(Photo by Harry Dempster/Express/Getty Images)

by Dino-Ray Ramos | Deadline Hollywood

Celebrated stand-up comedian and civil rights activist Dick Gregory died today in Washington at the age of 84. The trailblazing figure was hospitalized earlier this month from a yet-to-be-announced medical condition. His official Instagram account announced his death today saying more details will be released soon. Before he died, Gregory was still actively touring and had engagements set up for the forthcoming weeks.

A native of St. Louis, Missouri, Gregory got his start as a stand-up comedian after serving in the military during the mid 1950s. He moved to Chicago to perform comedy professionally and would become part of a new generation of black comedians that included Nipsey Russell, Bill Cosby, and Godfrey Cambridge. In 1958, he opened a night club called the Apex Club. The club eventually closed and a year later he worked as the masters of ceremonies at the Roberts Shaw Club.

With his satirical and audacious comedy style, he continuously pushed the envelope with his material and performed primarily in small black-owned clubs while working as a postal worker. While performing at the Roberts Shaw Club in 1961, he caught the eye of Hugh Hefner. It was then when he received his big break and landed a gig at the Playboy Club in downtown Chicago. He would soon become one of the first black comedians to gain acclaim for performing for white audiences.

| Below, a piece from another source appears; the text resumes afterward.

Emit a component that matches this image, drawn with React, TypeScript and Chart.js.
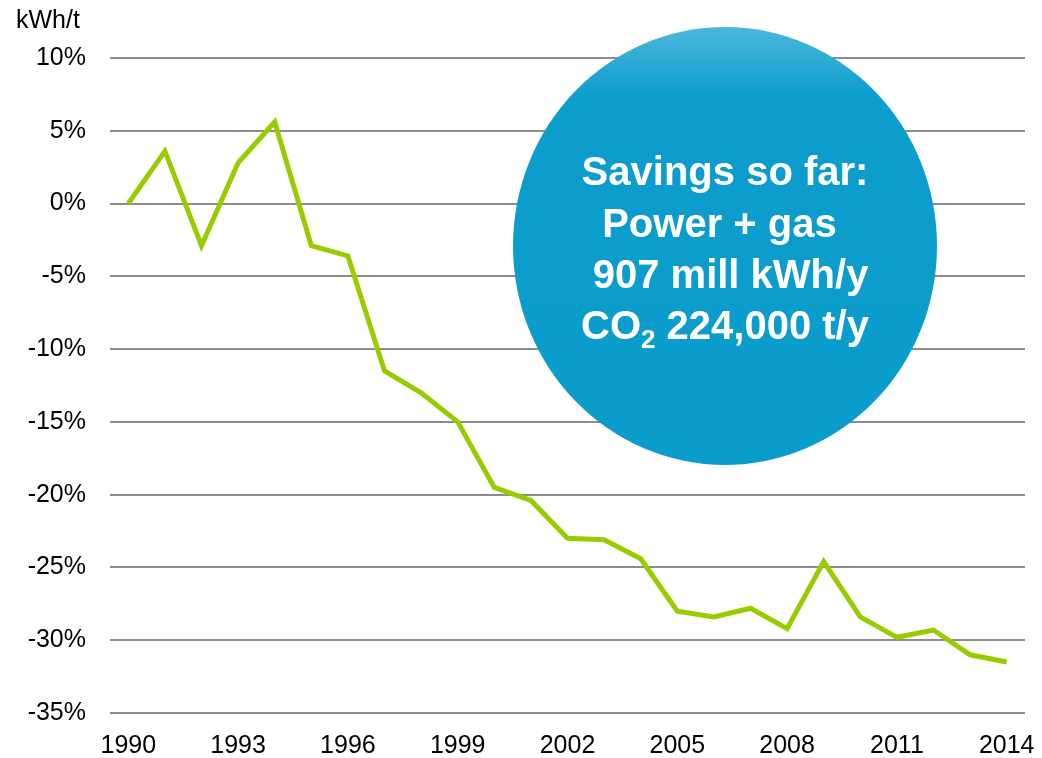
import React, { useEffect, useRef } from "react";
import { Chart, registerables } from "chart.js";

Chart.register(...registerables);

const years = [
  "1990", "1991", "1992", "1993", "1994", "1995", "1996", "1997", "1998", "1999",
  "2000", "2001", "2002", "2003", "2004", "2005", "2006", "2007", "2008", "2009",
  "2010", "2011", "2012", "2013", "2014",
];

const savingsPct = [
  0, 3.6, -2.9, 2.8, 5.6, -2.9, -3.6, -11.5, -13.0, -15.0,
  -19.5, -20.4, -23.0, -23.1, -24.4, -28.0, -28.4, -27.8, -29.2, -24.6,
  -28.4, -29.8, -29.3, -31.0, -31.5,
];

const yMin = -35;
const yMax = 10;
const yStep = 5;

const unitLabel = "kWh/t";
const bubbleLines = ["Savings so far:", "Power + gas ", " 907 mill kWh/y"];
const co2Parts = ["CO", "2", " 224,000 t/y"];

const FONT = "'Liberation Sans', Arial, sans-serif";

const overlayPlugin = {
  id: "overlay",
  afterDraw(chart: any) {
    const ctx = chart.ctx as CanvasRenderingContext2D;
    ctx.save();
    // unit label
    ctx.fillStyle = "#000";
    ctx.font = `25px ${FONT}`;
    ctx.textAlign = "left";
    ctx.textBaseline = "alphabetic";
    ctx.fillText(unitLabel, 16, 28);

    // bubble
    const cx = 725;
    const cy = 246;
    const rx = 212;
    const ry = 219;
    const grad = ctx.createLinearGradient(0, cy - ry, 0, cy + ry);
    grad.addColorStop(0, "#4db7dc");
    grad.addColorStop(0.16, "#0c9dcc");
    grad.addColorStop(1, "#0a9ccb");
    ctx.fillStyle = grad;
    ctx.beginPath();
    ctx.ellipse(cx, cy, rx, ry, 0, 0, Math.PI * 2);
    ctx.fill();

    ctx.fillStyle = "#ffffff";
    ctx.font = `bold 40px ${FONT}`;
    ctx.textAlign = "center";
    const baselines = [185, 237, 288];
    bubbleLines.forEach((t, i) => ctx.fillText(t, cx, baselines[i]));

    // CO2 line with subscript
    ctx.textAlign = "left";
    const big = `bold 40px ${FONT}`;
    const small = `bold 26px ${FONT}`;
    ctx.font = big;
    const w0 = ctx.measureText(co2Parts[0]).width;
    const w2 = ctx.measureText(co2Parts[2]).width;
    ctx.font = small;
    const w1 = ctx.measureText(co2Parts[1]).width;
    let x = cx - (w0 + w1 + w2) / 2;
    const base = 339;
    ctx.font = big;
    ctx.fillText(co2Parts[0], x, base);
    x += w0;
    ctx.font = small;
    ctx.fillText(co2Parts[1], x, base + 9);
    x += w1;
    ctx.font = big;
    ctx.fillText(co2Parts[2], x, base);
    ctx.restore();
  },
};

export default function App() {
  const ref = useRef<HTMLCanvasElement | null>(null);

  useEffect(() => {
    document.body.style.margin = "0";
    const canvas = ref.current;
    if (!canvas) return;
    const chart = new Chart(canvas, {
      type: "line",
      data: {
        labels: years,
        datasets: [
          {
            data: savingsPct,
            borderColor: "#99cc00",
            borderWidth: 5,
            pointRadius: 0,
            pointHoverRadius: 0,
            tension: 0,
            fill: false,
          },
        ],
      },
      options: {
        responsive: false,
        animation: false,
        devicePixelRatio: 1,
        layout: { padding: { top: 58, right: 17, left: 0, bottom: 0 } },
        plugins: {
          legend: { display: false },
          tooltip: { enabled: false },
          title: { display: false },
        },
        scales: {
          x: {
            type: "category",
            offset: true,
            grid: { display: false },
            border: { display: false },
            ticks: {
              autoSkip: false,
              maxRotation: 0,
              minRotation: 0,
              padding: 10,
              color: "#000",
              font: { family: FONT, size: 25 },
              callback: (_v: any, i: number) => (i % 3 === 0 ? years[i] : ""),
            },
            afterFit: (s: any) => {
              s.height = 45;
              s.paddingLeft = 0;
              s.paddingRight = 0;
            },
          },
          y: {
            min: yMin,
            max: yMax,
            grid: { color: "#8c8c8c", lineWidth: 2, drawTicks: false },
            border: { display: false },
            ticks: {
              stepSize: yStep,
              padding: 24,
              color: "#000",
              font: { family: FONT, size: 25 },
              callback: (v: any) => `${v}%`,
            },
            afterFit: (s: any) => {
              s.width = 110;
            },
          },
        },
      },
      plugins: [overlayPlugin],
    });
    return () => chart.destroy();
  }, []);

  return <canvas ref={ref} width={1042} height={758} style={{ display: "block" }} />;
}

Gregory was invited to perform on The Tonight Starring Jack Paar — but he responded to the invite by saying he wouldn’t go on unless he was able to sit on the couch after his routine. He became the first black performer invited to sit and talk with the host on air after his performance.

In 1964, he penned a book titled Nigger which was one of many books he would write. The autobiography followed his impoverished childhood and the racism he experienced. He also went on to appear in his first feature, Sweet Love, Bitter, a story based on the life of Charlie “Bird” Parker.

In addition to being a controversial stand-up comedian at the time, Gregory was very active in the civil rights movement. He was deeply involved in activism against the Vietnam War, economic reform, and anti-drug issues. He ran for mayor of Chicago in 1967 and lost against Richard J. Daley, but continued to be involved in electoral politics which included a run for president in 1968.

He used his fame as a comedian as a platform and became friends with Martin Luther King Jr. and Malcolm X. Medgar Evers invited him to speak a voter registration rally in Jackson, Mississippi. He also did work for the NAACP, marched in Selma and was shot during the 1965 Watts riots.

His activism resonated well into the 21st century. In 2013, he was featured in a Fantagraphics book by Pat Thomas entitled Listen, Whitey: The Sights and Sounds of Black Power 1965–1975, which included the political recordings of the Civil Rights era such as Jesse Jackson, Huey P. Newton, Langston Hughes, and Jesse Jackson. Gregory’s comedic performances were relevant and political and served as groundbreaking social commentary of the time. He would often post on social media to not only continue his comedy hustle, but also his activism. In one specific post, he goes on to talk about his experience in the civil rights movement and how it still rings true today, saying “While so many go out and protest the small evils, the big evils are ever present and welcomed into our homes. From the top to bottom of my heart I say #staywoke”.

He was ranked number 82 on Comedy Central’s list of the 100 Greatest Stand-ups. He was a guest on many radio shows and appeared in Vernon Chatman and John Lee absurdist comedy variety show Wonder Showzen. He also appeared in episodes of Reno 911! and the movie The Hot Chick. In 2016, Emmy-winning Scandal actor Joe Morton played Gregory in the off-Broadway play Turn Me Loose which was produced by John Legend.

Gregory was married to his wife Lillian, who he wed in 1959. They had 11 children together.